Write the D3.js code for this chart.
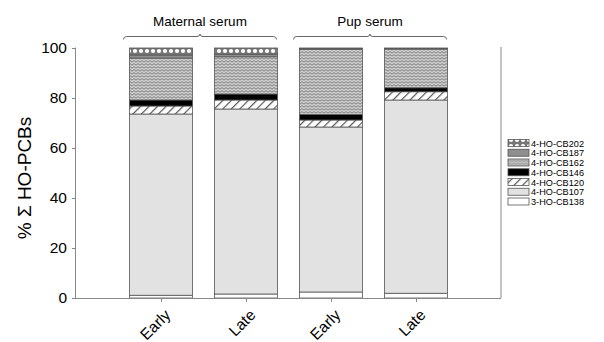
<!DOCTYPE html>
<html>
<head>
<meta charset="utf-8">
<script src="https://cdn.jsdelivr.net/npm/d3@7"></script>
<style>
  body { margin: 0; background: #fff; }
  text { font-family: "Liberation Sans", Arial, sans-serif; }
</style>
</head>
<body>
<div id="chart"></div>
<script>
// data
var bars = ["Early", "Late", "Early", "Late"];
var groups = ["Maternal serum", "Pup serum"];
var compounds = ["3-HO-CB138", "4-HO-CB107", "4-HO-CB120", "4-HO-CB146", "4-HO-CB162", "4-HO-CB187", "4-HO-CB202"];
var cb138 = [1.1, 1.6, 2.4, 1.9];
var cb107 = [72.5, 74.0, 66.0, 77.3];
var cb120 = [3.2, 3.6, 2.8, 3.3];
var cb146 = [2.4, 2.4, 2.2, 1.6];
var cb162 = [16.8, 14.9, 26.1, 15.5];
var cb187 = [1.2, 1.0, 0.3, 0.2];
var cb202 = [2.8, 2.5, 0.2, 0.2];
var yTicks = [0, 20, 40, 60, 80, 100];

var series = [cb138, cb107, cb120, cb146, cb162, cb187, cb202];

var svgWidth = 604, svgHeight = 342;
var svg = d3.select("#chart").append("svg")
    .attr("width", svgWidth)
    .attr("height", svgHeight);

// patterns
var defs = svg.append("defs");

var p202 = defs.append("pattern").attr("id", "p202")
    .attr("patternUnits", "userSpaceOnUse").attr("width", 6).attr("height", 6);
p202.append("rect").attr("width", 6).attr("height", 6).attr("fill", "#777");
p202.append("circle").attr("cx", 3).attr("cy", 3).attr("r", 2.1).attr("fill", "#fff");

var p162 = defs.append("pattern").attr("id", "p162")
    .attr("patternUnits", "userSpaceOnUse").attr("width", 4).attr("height", 3);
p162.append("rect").attr("width", 4).attr("height", 3).attr("fill", "#d0d0d0");
p162.append("path").attr("d", "M0,2.2 L2,0.6 L4,2.2").attr("fill", "none")
    .attr("stroke", "#6e6e6e").attr("stroke-width", 0.9);

var p120 = defs.append("pattern").attr("id", "p120")
    .attr("patternUnits", "userSpaceOnUse").attr("width", 6).attr("height", 6)
    .attr("patternTransform", "rotate(45)");
p120.append("rect").attr("width", 6).attr("height", 6).attr("fill", "#fff");
p120.append("line").attr("x1", 0).attr("y1", 0).attr("x2", 0).attr("y2", 6)
    .attr("stroke", "#555").attr("stroke-width", 2.4);

var fills = ["#ffffff", "#e2e2e2", "url(#p120)", "#000000", "url(#p162)", "#8f8f8f", "url(#p202)"];

// scales
var x = d3.scaleLinear().domain([0, 5]).range([76, 501]);
var y = d3.scaleLinear().domain([0, 100]).range([298, 48]);
var barW = 63;

// stack
var rows = bars.map(function (b, i) {
    var r = { i: i };
    compounds.forEach(function (c, k) { r[c] = series[k][i]; });
    return r;
});
var stacked = d3.stack().keys(compounds)(rows);

var axisColor = "#888";

svg.selectAll("g.layer")
    .data(stacked)
    .enter()
    .append("g")
    .attr("class", "layer")
    .attr("fill", function (d, k) { return fills[k]; })
    .selectAll("rect")
    .data(function (d) { return d; })
    .enter()
    .append("rect")
    .attr("x", function (d) { return x(d.data.i + 1) - barW / 2; })
    .attr("width", barW)
    .attr("y", function (d) { return y(d[1]); })
    .attr("height", function (d) { return y(d[0]) - y(d[1]); })
    .attr("stroke", "#555")
    .attr("stroke-width", 0.8);

// axes
var leftAxis = d3.axisLeft(y).tickValues(yTicks).tickSize(4).tickPadding(5);
var gy = svg.append("g").attr("transform", "translate(76,0)").call(leftAxis);
gy.select(".domain").attr("stroke", axisColor).attr("d", "M-0.5,298V47.5");
gy.selectAll(".tick line").attr("stroke", axisColor);
gy.selectAll(".tick text").attr("font-size", 15.5).attr("fill", "#000")
    .attr("font-family", "Liberation Sans, Arial, sans-serif");

var bottomAxis = d3.axisBottom(x).tickValues([1, 2, 3, 4]).tickSize(4).tickFormat(function (d) { return bars[d - 1]; });
var gx = svg.append("g").attr("transform", "translate(0,298)").call(bottomAxis);
gx.select(".domain").attr("stroke", axisColor).attr("d", "M76,0.5H501");
gx.selectAll(".tick line").attr("stroke", axisColor);
gx.selectAll(".tick text")
    .attr("font-size", 15.5).attr("fill", "#000")
    .attr("font-family", "Liberation Sans, Arial, sans-serif")
    .attr("text-anchor", "end")
    .attr("y", 0).attr("dy", 0)
    .attr("transform", "translate(10,18) rotate(-45)");

// right frame line
svg.append("line")
    .attr("x1", 501).attr("x2", 501).attr("y1", 47).attr("y2", 298)
    .attr("stroke", axisColor);

// y title
svg.append("text")
    .attr("transform", "translate(31," + (y(50) + 5) + ") rotate(-90)")
    .attr("text-anchor", "middle")
    .attr("font-size", 19)
    .attr("fill", "#000")
    .text("% \u03A3 HO-PCBs");

// group brackets
groups.forEach(function (g, j) {
    var x0 = x(j * 2 + 1) - barW / 2 - 6;
    var x1 = x(j * 2 + 2) + barW / 2 - 1;
    var xm = (x0 + x1) / 2;
    var yb = 36.5;
    svg.append("path")
        .attr("d", "M" + x0 + "," + (yb + 3) + " Q" + x0 + "," + yb + " " + (x0 + 3) + "," + yb +
            " L" + (xm - 3) + "," + yb + " Q" + xm + "," + yb + " " + xm + "," + (yb - 2.5) +
            " Q" + xm + "," + yb + " " + (xm + 3) + "," + yb +
            " L" + (x1 - 3) + "," + yb + " Q" + x1 + "," + yb + " " + x1 + "," + (yb + 3))
        .attr("fill", "none")
        .attr("stroke", "#666")
        .attr("stroke-width", 1);
    svg.append("text")
        .attr("x", xm)
        .attr("y", 26)
        .attr("text-anchor", "middle")
        .attr("font-size", 13.5)
        .attr("fill", "#000")
        .text(g);
});

// legend
var legendY = d3.scaleLinear().domain([6, 0]).range([143, 201.5]);
var legend = svg.selectAll("g.legend")
    .data(compounds)
    .enter()
    .append("g")
    .attr("class", "legend")
    .attr("transform", function (d, k) { return "translate(508," + legendY(k) + ")"; });

legend.append("rect")
    .attr("x", 0).attr("y", -3.5)
    .attr("width", 21).attr("height", 7)
    .attr("fill", function (d, k) { return fills[k]; })
    .attr("stroke", "#555").attr("stroke-width", 0.8);

legend.append("text")
    .attr("x", 23).attr("y", 3.6)
    .attr("font-size", 9.8)
    .attr("textLength", 53)
    .attr("lengthAdjust", "spacingAndGlyphs")
    .attr("fill", "#000")
    .text(function (d) { return d; });
</script>
</body>
</html>
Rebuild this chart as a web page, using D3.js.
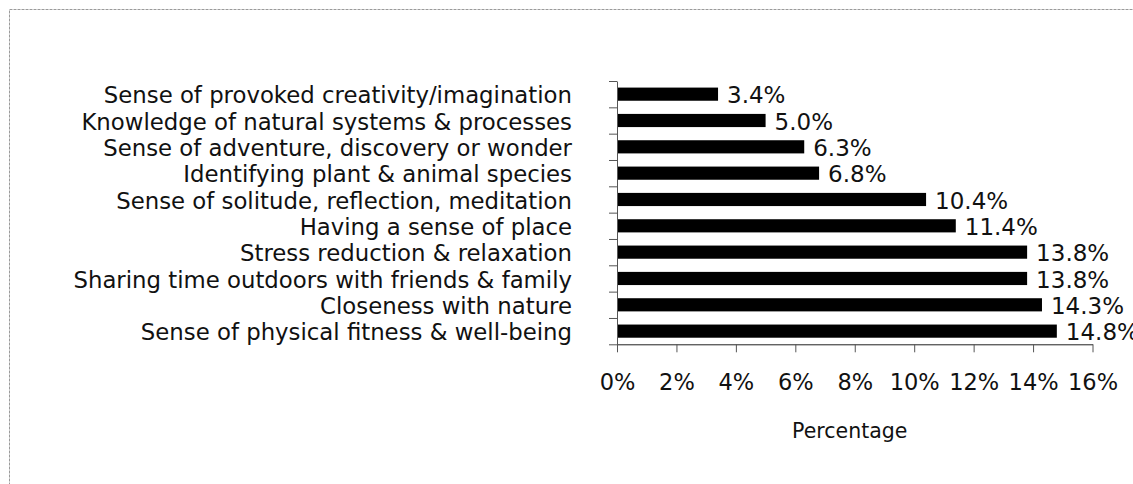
<!DOCTYPE html>
<html>
<head>
<meta charset="utf-8">
<script src="https://cdn.jsdelivr.net/npm/d3@7"></script>
<style>
  html, body { margin: 0; padding: 0; background: #fff; }
  svg { display: block; }
  text { font-family: "DejaVu Sans", sans-serif; fill: #111; }
</style>
</head>
<body>
<svg id="chart" width="1133" height="484"></svg>
<script>
// Benefits of time outdoors, share of responses
const categories = [
  "Sense of provoked creativity/imagination",
  "Knowledge of natural systems & processes",
  "Sense of adventure, discovery or wonder",
  "Identifying plant & animal species",
  "Sense of solitude, reflection, meditation",
  "Having a sense of place",
  "Stress reduction & relaxation",
  "Sharing time outdoors with friends & family",
  "Closeness with nature",
  "Sense of physical fitness & well-being"
];
const values = [3.4, 5.0, 6.3, 6.8, 10.4, 11.4, 13.8, 13.8, 14.3, 14.8];
const xTicks = [0, 2, 4, 6, 8, 10, 12, 14, 16];
const xTitle = "Percentage";

const svg = d3.select("#chart");

// frame around the chart area
svg.append("rect")
  .attr("x", 9.5).attr("y", 9.5)
  .attr("width", 1140).attr("height", 500)
  .attr("fill", "none")
  .attr("stroke", "#9a9a9a")
  .attr("stroke-width", 1)
  .attr("stroke-dasharray", "3,1");

const plot = { left: 617, right: 1092.5, top: 81, bottom: 344.3 };

const x = d3.scaleLinear().domain([0, 16]).range([plot.left, plot.right]);
const y = d3.scaleBand()
  .domain(categories)
  .range([plot.top, plot.bottom])
  .paddingInner(0.5)
  .paddingOuter(0.25);

// bars
svg.append("g").selectAll("rect")
  .data(categories)
  .join("rect")
  .attr("x", x(0))
  .attr("y", d => y(d))
  .attr("width", (d, i) => x(values[i]) - x(0))
  .attr("height", y.bandwidth())
  .attr("fill", "#000");

// value labels
svg.append("g").selectAll("text")
  .data(categories)
  .join("text")
  .attr("x", (d, i) => x(values[i]) + 9)
  .attr("y", d => y(d) + y.bandwidth() / 2)
  .attr("dy", "0.4em")
  .attr("font-size", 23)
  .text((d, i) => values[i].toFixed(1) + "%");

// category labels
svg.append("g").selectAll("text")
  .data(categories)
  .join("text")
  .attr("x", 572)
  .attr("y", d => y(d) + y.bandwidth() / 2)
  .attr("dy", "0.4em")
  .attr("text-anchor", "end")
  .attr("font-size", 22.8)
  .text(d => d);

// y axis: ticks on the category boundaries
const yEdge = d3.scaleLinear().domain([0, categories.length]).range([plot.top, plot.bottom]);
const yAxis = svg.append("g")
  .attr("transform", `translate(${plot.left},0)`)
  .call(d3.axisLeft(yEdge)
    .tickValues(d3.range(0, categories.length + 1))
    .tickSize(8)
    .tickSizeOuter(0)
    .tickFormat(""));
yAxis.selectAll("path, line").attr("stroke", "#555");

// x axis
const xAxis = svg.append("g")
  .attr("transform", `translate(0,${plot.bottom})`)
  .call(d3.axisBottom(x)
    .tickValues(xTicks)
    .tickSize(8)
    .tickSizeOuter(0)
    .tickPadding(22)
    .tickFormat(d => d + "%"));
xAxis.select(".domain").attr("stroke", "#222");
xAxis.selectAll(".tick line").attr("stroke", "#555");
xAxis.selectAll("text")
  .attr("font-size", 22.5)
  .attr("font-family", "DejaVu Sans, sans-serif")
  .attr("fill", "#111");

// axis title
svg.append("text")
  .attr("x", (plot.left + plot.right) / 2 - 5)
  .attr("y", 438)
  .attr("text-anchor", "middle")
  .attr("font-size", 20.5)
  .text(xTitle);
</script>
</body>
</html>
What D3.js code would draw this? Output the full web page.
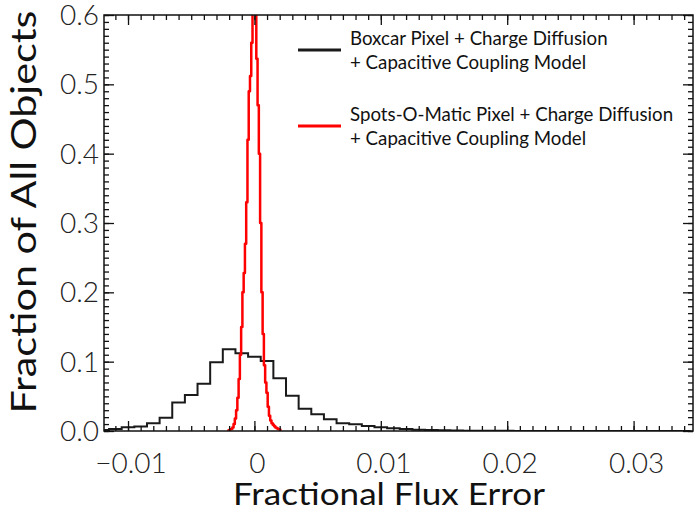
<!DOCTYPE html>
<html>
<head>
<meta charset="utf-8">
<script src="https://cdn.jsdelivr.net/npm/d3@7"></script>
<style>
  html, body { margin: 0; padding: 0; background: #fff; }
  svg { display: block; font-family: Lato, "Open Sans", sans-serif; }
  .domain { display: none; }
</style>
</head>
<body>
<svg id="chart" width="695" height="512"></svg>
<script>
"use strict";

// Boxcar model histogram, bin width 0.001 (bin centers)
const boxcarCenters = [-0.012, -0.011, -0.010, -0.009, -0.008, -0.007, -0.006, -0.005, -0.004, -0.003,
  -0.002, -0.001, 0.000, 0.001, 0.002, 0.003, 0.004, 0.005, 0.006, 0.007,
  0.008, 0.009, 0.010, 0.011, 0.012, 0.013, 0.014, 0.015, 0.016, 0.017,
  0.018, 0.019, 0.020, 0.021, 0.022, 0.023, 0.024, 0.025, 0.026, 0.027,
  0.028, 0.029, 0.030, 0.031, 0.032, 0.033, 0.034];
const boxcarValues = [0.0015, 0.003, 0.0055, 0.0065, 0.011, 0.019, 0.041, 0.052, 0.068, 0.099,
  0.118, 0.112, 0.107, 0.101, 0.076, 0.051, 0.032, 0.024, 0.0168, 0.011,
  0.0096, 0.0072, 0.0053, 0.0038, 0.0029, 0.0019, 0.0014, 0.0010, 0.0007, 0.0005,
  0.0004, 0.0003, 0.0002, 0.0001, 0.0001, 0.0001, 0.0001, 0.0001, 0.0001, 0.0001,
  0.0001, 0.0001, 0.0001, 0.0001, 0.0001, 0.0001, 0.0001];
const boxcarWidth = 0.001;

// Spots-O-Matic model histogram, bin width 0.0001 (bin centers)
const spotsCenters = [-0.0021, -0.0020, -0.0019, -0.0018, -0.0017, -0.0016, -0.0015, -0.0014, -0.0013, -0.0012,
  -0.0011, -0.0010, -0.0009, -0.0008, -0.0007, -0.0006, -0.0005, -0.0004, -0.0003, -0.0002,
  -0.0001, 0.0000, 0.0001, 0.0002, 0.0003, 0.0004, 0.0005, 0.0006, 0.0007, 0.0008,
  0.0009, 0.0010, 0.0011, 0.0012, 0.0013, 0.0014, 0.0015, 0.0016, 0.0017, 0.0018,
  0.0019, 0.0020, 0.0021];
const spotsValues = [0.000, 0.001, 0.002, 0.003, 0.005, 0.010, 0.018, 0.030, 0.048, 0.075,
  0.110, 0.150, 0.200, 0.228, 0.270, 0.330, 0.420, 0.490, 0.512, 0.560,
  0.700, 0.720, 0.640, 0.537, 0.470, 0.400, 0.300, 0.200, 0.140, 0.095,
  0.070, 0.055, 0.035, 0.022, 0.015, 0.011, 0.009, 0.007, 0.005, 0.004,
  0.003, 0.002, 0.001];
const spotsWidth = 0.0001;

const xMajorTicks = [-0.01, 0, 0.01, 0.02, 0.03];
const xTickLabels = ["\u22120.01", "0", "0.01", "0.02", "0.03"];
const yMajorTicks = [0.0, 0.1, 0.2, 0.3, 0.4, 0.5, 0.6];
const yTickLabels = ["0.0", "0.1", "0.2", "0.3", "0.4", "0.5", "0.6"];

const seriesNames = [
  ["Boxcar Pixel + Charge Diffusion", "+ Capacitive Coupling Model"],
  ["Spots-O-Matic Pixel + Charge Diffusion", "+ Capacitive Coupling Model"]
];
const seriesColors = ["#1a1a1a", "#ff0000"];

const margin = {top: 15, right: 2, bottom: 81, left: 104};
const W = 695, H = 512;
const width = W - margin.left - margin.right;
const height = H - margin.top - margin.bottom;

const svg = d3.select("#chart");
const g = svg.append("g")
  .attr("transform", "translate(" + margin.left + "," + margin.top + ")");

const x = d3.scaleLinear().domain([-0.0119, 0.0347]).range([0, width]);
const y = d3.scaleLinear().domain([0, 0.6]).range([height, 0]);

g.append("clipPath").attr("id", "plotclip")
  .append("rect").attr("x", 0).attr("y", 0).attr("width", width).attr("height", height);

// turn bins into step vertices
function stepPoints(centers, values, w) {
  const pts = centers.map((c, i) => [c - w / 2, values[i]]);
  pts.push([centers[centers.length - 1] + w / 2, values[values.length - 1]]);
  return pts;
}

const line = d3.line()
  .x(d => x(d[0]))
  .y(d => y(d[1]))
  .curve(d3.curveStepAfter);

const plot = g.append("g").attr("clip-path", "url(#plotclip)");

plot.append("path")
  .datum(stepPoints(boxcarCenters, boxcarValues, boxcarWidth))
  .attr("fill", "none")
  .attr("stroke", seriesColors[0])
  .attr("stroke-width", 2)
  .attr("d", line);

plot.append("path")
  .datum(stepPoints(spotsCenters, spotsValues, spotsWidth))
  .attr("fill", "none")
  .attr("stroke", seriesColors[1])
  .attr("stroke-width", 2.5)
  .attr("stroke-linejoin", "round")
  .attr("d", line);

// minor tick positions
const xMinor = d3.range(-11, 35).map(k => k / 1000);
const yMinor = d3.range(0, 61).map(k => k / 100);

function drawAxis(axisFn, scale, ticks, len, transform) {
  const a = g.append("g").attr("transform", transform)
    .call(axisFn(scale).tickValues(ticks).tickSize(-len).tickFormat(""));
  a.selectAll(".tick line").attr("stroke", "#111").attr("stroke-width", 1.3);
  return a;
}

// bottom, top, left, right ticks (all pointing inward)
drawAxis(d3.axisBottom, x, xMinor, 5, "translate(0," + height + ")");
drawAxis(d3.axisBottom, x, xMajorTicks, 10, "translate(0," + height + ")");
drawAxis(d3.axisTop, x, xMinor, 5, "translate(0,0)");
drawAxis(d3.axisTop, x, xMajorTicks, 10, "translate(0,0)");
drawAxis(d3.axisLeft, y, yMinor, 5, "translate(0,0)");
drawAxis(d3.axisLeft, y, yMajorTicks, 10, "translate(0,0)");
drawAxis(d3.axisRight, y, yMinor, 5, "translate(" + width + ",0)");
drawAxis(d3.axisRight, y, yMajorTicks, 10, "translate(" + width + ",0)");

// frame
g.append("rect")
  .attr("x", 0).attr("y", 0).attr("width", width).attr("height", height)
  .attr("fill", "none").attr("stroke", "#111").attr("stroke-width", 1.5);

// tick labels
g.selectAll(".xlab").data(xMajorTicks).enter().append("text")
  .attr("x", d => x(d) + 3).attr("y", height + 42)
  .attr("text-anchor", "middle")
  .attr("font-size", 28).attr("font-weight", 300).attr("fill", "#222")
  .text((d, i) => xTickLabels[i]);

g.selectAll(".ylab").data(yMajorTicks).enter().append("text")
  .attr("x", -5).attr("y", d => y(d) + 10)
  .attr("text-anchor", "end")
  .attr("font-size", 28).attr("font-weight", 300).attr("fill", "#222")
  .text((d, i) => yTickLabels[i]);

// axis titles
svg.append("text")
  .attr("x", 389).attr("y", 505)
  .attr("text-anchor", "middle")
  .attr("font-size", 31).attr("fill", "#111")
  .attr("textLength", 312).attr("lengthAdjust", "spacingAndGlyphs")
  .text("Fractional Flux Error");

svg.append("text")
  .attr("transform", "translate(36,212) rotate(-90)")
  .attr("text-anchor", "middle")
  .attr("font-size", 35).attr("fill", "#111")
  .attr("textLength", 403).attr("lengthAdjust", "spacingAndGlyphs")
  .text("Fraction of All Objects");

// legend
const legendY = [50, 126];
seriesNames.forEach((names, i) => {
  const lg = svg.append("g").attr("transform", "translate(298," + legendY[i] + ")");
  lg.append("line").attr("x1", 0).attr("x2", 43).attr("y1", 0).attr("y2", 0)
    .attr("stroke", seriesColors[i]).attr("stroke-width", 3);
  names.forEach((t, j) => {
    lg.append("text")
      .attr("x", 52).attr("y", -5 + j * 24)
      .attr("font-size", 18.7).attr("fill", "#111")
      .text(t);
  });
});
</script>
</body>
</html>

+---+

> Aim
State only the number of lines in these entries that contain "page".

> Answer for this exercise
2